Predicting nanocrystal morphology governed by interfacial strain

TL;DR

This paper presents a model predicting the shape of NiO nanocrystals on substrates based on interfacial strain, explaining experimental observations and aiding design of hetero-epitaxial nanostructures.

Contribution

It introduces a quantitative model using the GWK theorem to predict nanocrystal shapes governed by interfacial strain, validated by experimental data.

Findings

Fully pseudomorphic interfaces lead to smooth embedded morphologies.

Relaxed interfacial strain results in truncated pyramidal shapes.

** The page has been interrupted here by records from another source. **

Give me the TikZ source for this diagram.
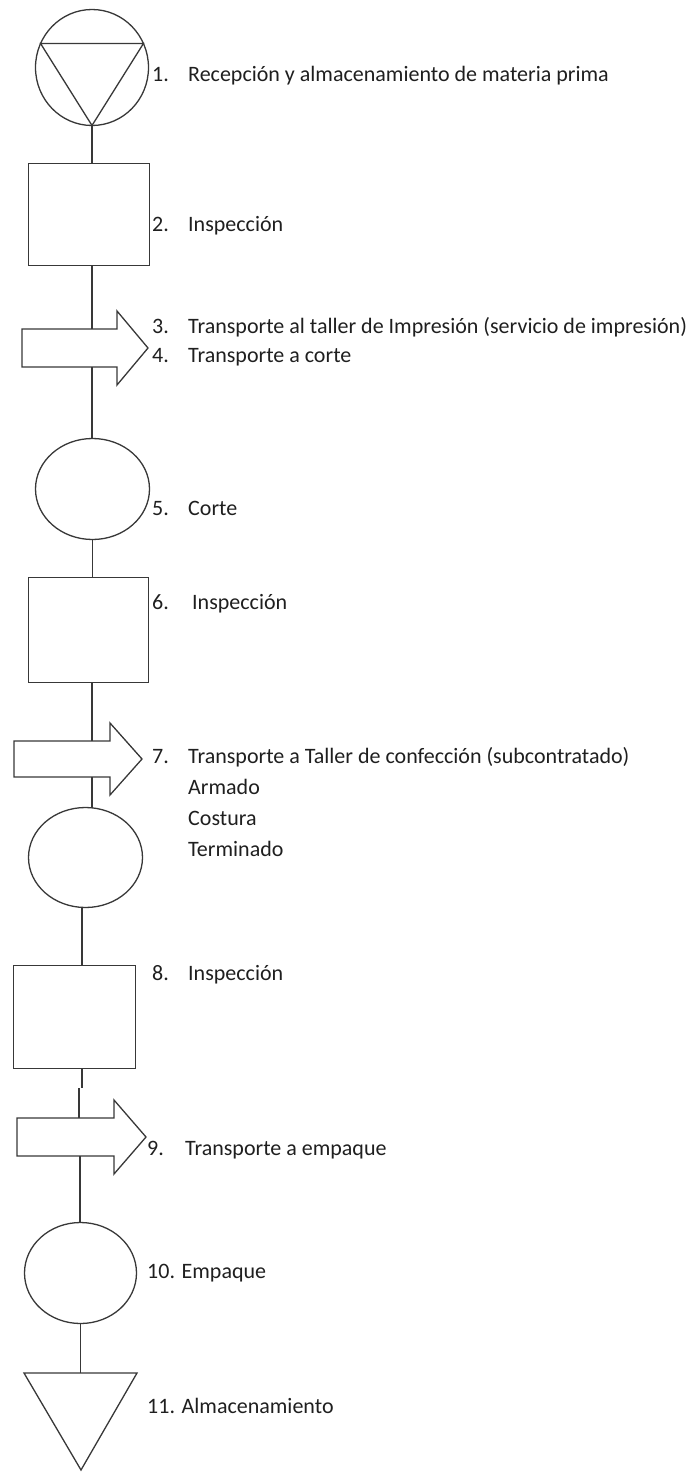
\documentclass[tikz,border=0pt]{standalone}
\usepackage{fontspec}
\setmainfont{Carlito}
\usetikzlibrary{shapes.geometric}
\begin{document}
\begin{tikzpicture}[x=1pt,y=-1pt,
  shp/.style={draw=black!78,line width=1.3pt,fill=white,inner sep=0pt,outer sep=0pt},
  oval/.style={shp,ellipse},
  box/.style={shp,rectangle},
  conn/.style={draw=black!78,line width=1.3pt},
  txt/.style={anchor=base west,inner sep=0pt,font=\fontsize{22}{26}\selectfont,text=black!88}]
\path[use as bounding box] (0,0) rectangle (698,1474);

% 1. reception and storage
\node[oval,minimum width=113pt,minimum height=116pt] (n1) at (92,67.5) {};
\draw[conn,line join=miter] (n1.155) -- (n1.25) -- (n1.south) -- cycle;
% 2. inspection
\node[box,minimum width=121pt,minimum height=102pt] (n2) at (89,214.5) {};
% 3-4 transport
\coordinate (a3t) at (92,329);
\coordinate (a3b) at (92,367);
\draw[shp] (22,329) -- (117,329) -- (117,311) -- (148,348) -- (117,385) -- (117,367) -- (22,367) -- cycle;
% 5. cut
\node[oval,minimum width=114pt,minimum height=101pt] (n5) at (92.5,489) {};
% 6. inspection
\node[box,minimum width=120pt,minimum height=105pt] (n6) at (88.5,630) {};
% 7. transport
\coordinate (a7t) at (92,741);
\coordinate (a7b) at (92,777);
\draw[shp] (14,741) -- (110,741) -- (110,723) -- (142,759) -- (110,795) -- (110,777) -- (14,777) -- cycle;
% 7. operations
\node[oval,minimum width=114pt,minimum height=100pt] (n7) at (85.5,857.5) {};
% 8. inspection
\node[box,minimum width=122pt,minimum height=103pt] (n8) at (74.5,1017) {};
% 9. transport
\coordinate (a9t) at (79,1118);
\coordinate (a9b) at (80,1156);
\draw[shp] (17,1118) -- (114,1118) -- (114,1100) -- (146,1137) -- (114,1174) -- (114,1156) -- (17,1156) -- cycle;
% 10. packing
\node[oval,minimum width=112pt,minimum height=101pt] (n10) at (80.5,1273) {};
% 11. storage
\coordinate (n11) at (80.5,1373);
\draw[shp,line join=miter] (24,1373) -- (137,1373) -- (81,1470) -- cycle;

% connectors
\coordinate (c78) at (82,900);
\coordinate (j1) at (82,1088);
\coordinate (j2) at (79,1088);
\draw[conn] (n1.south) -- (n1.south |- n2.north);
\draw[conn] (a3t |- n2.south) -- (a3t);
\draw[conn] (a3b) -- (a3b |- n5.north);
\draw[conn] (n5.south) -- (n5.south |- n6.north);
\draw[conn] (a7t |- n6.south) -- (a7t);
\draw[conn] (a7b) -- (a7b |- n7.north);
\draw[conn] (c78 |- n7.south) -- (c78 |- n8.north);
\draw[conn] (j1 |- n8.south) -- (j1);
\draw[conn] (j2) -- (j2 |- a9t);
\draw[conn] (a9b) -- (a9b |- n10.north);
\draw[conn] (n10.south) -- (n10.south |- n11);

% labels
\node[txt] (t1n) at (152,82) {1.};
\node[txt] (t1) at (188,82) {Recepción y almacenamiento de materia prima};
\node[txt] (t2n) at (152,231) {2.};
\node[txt] (t2) at (188,231) {Inspección};
\node[txt] (t3n) at (152,333) {3.};
\node[txt] (t3) at (188,333) {Transporte al taller de Impresión (servicio de impresión)};
\node[txt] (t4n) at (152,362) {4.};
\node[txt] (t4) at (188,362) {Transporte a corte};
\node[txt] (t5n) at (152,515) {5.};
\node[txt] (t5) at (188,515) {Corte};
\node[txt] (t6n) at (152,609) {6.};
\node[txt] (t6) at (192,609) {Inspección};
\node[txt] (t7n) at (152,763) {7.};
\node[txt] (t7) at (188,763) {Transporte a Taller de confección (subcontratado)};
\node[txt] (t7a) at (188,794) {Armado};
\node[txt] (t7b) at (188,825) {Costura};
\node[txt] (t7c) at (188,856) {Terminado};
\node[txt] (t8n) at (152,980) {8.};
\node[txt] (t8) at (188,980) {Inspección};
\node[txt] (t9n) at (147,1155) {9.};
\node[txt] (t9) at (185,1155) {Transporte a empaque};
\node[txt] (t10) at (147,1278) {10. Empaque};
\node[txt] (t11) at (147,1413) {11. Almacenamiento};
\end{tikzpicture}
\end{document}
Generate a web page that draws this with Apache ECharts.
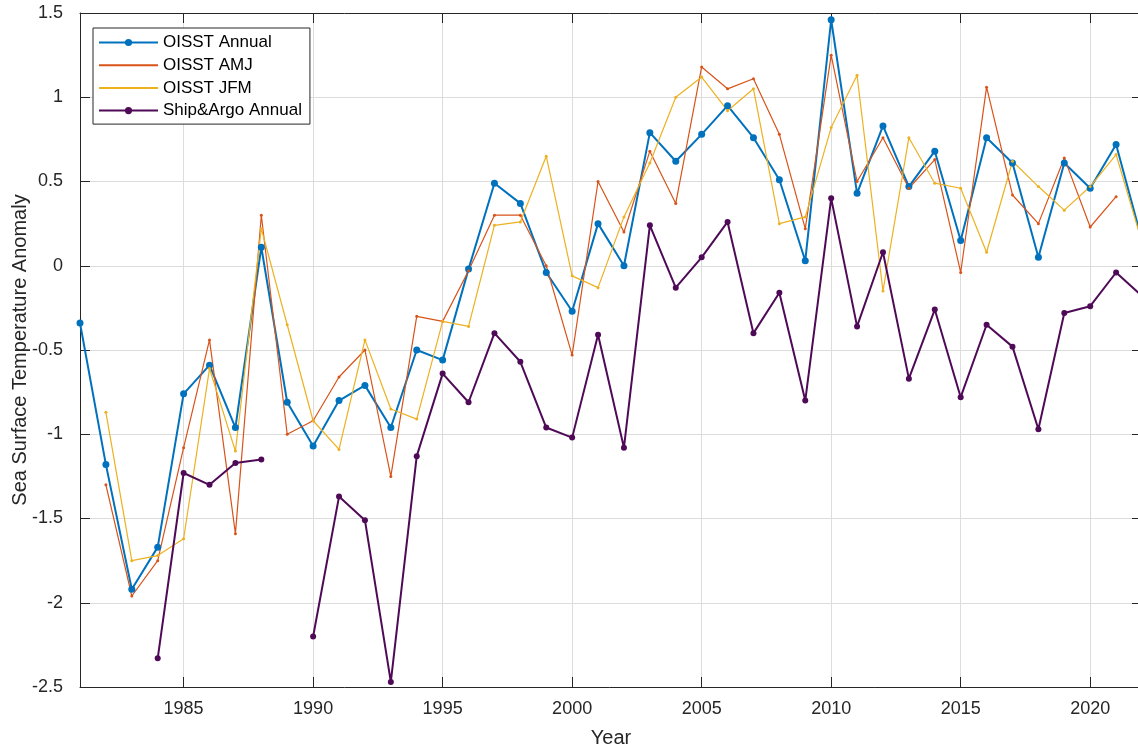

The model accurately predicts nanocrystal shapes and sizes.

Abstract

The shape dependence for the technologically important nickel oxide (NiO) nanocrystals on (001) strontium titanate substrates is investigated under the generalized Wulff-Kaichew (GWK) theorem framework. It is found that the shape of the NiO nanocrystals is primarily governed by the existence (or absence) of interfacial strain. Nanocrystals that have a fully pseudomorphic interface with the substrate (i.e. the epitaxial strain is not relaxed) form an embedded smooth ball-crown morphology with {001}, {011}, {111} and high-index {113} exposed facets with a negative Wulff point. On the other hand, when the interfacial strain is relaxed by misfit dislocations, the nanocrystals take on a truncated pyramidal shape, bounded by {111} faces and a {001} flat top, with a positive Wulff point. Our quantitative model is able to predict both experimentally observed shapes and sizes with good accuracy. Given the increasing demand for hetero-epitaxial nanocrystals in various physio-chemical and electro-chemical functional devices, these results lay the important groundwork in exploiting the GWK theorem as a general analytical approach to explain hetero-epitaxial nanocrystal growth on oxide substrates governed by interface strain.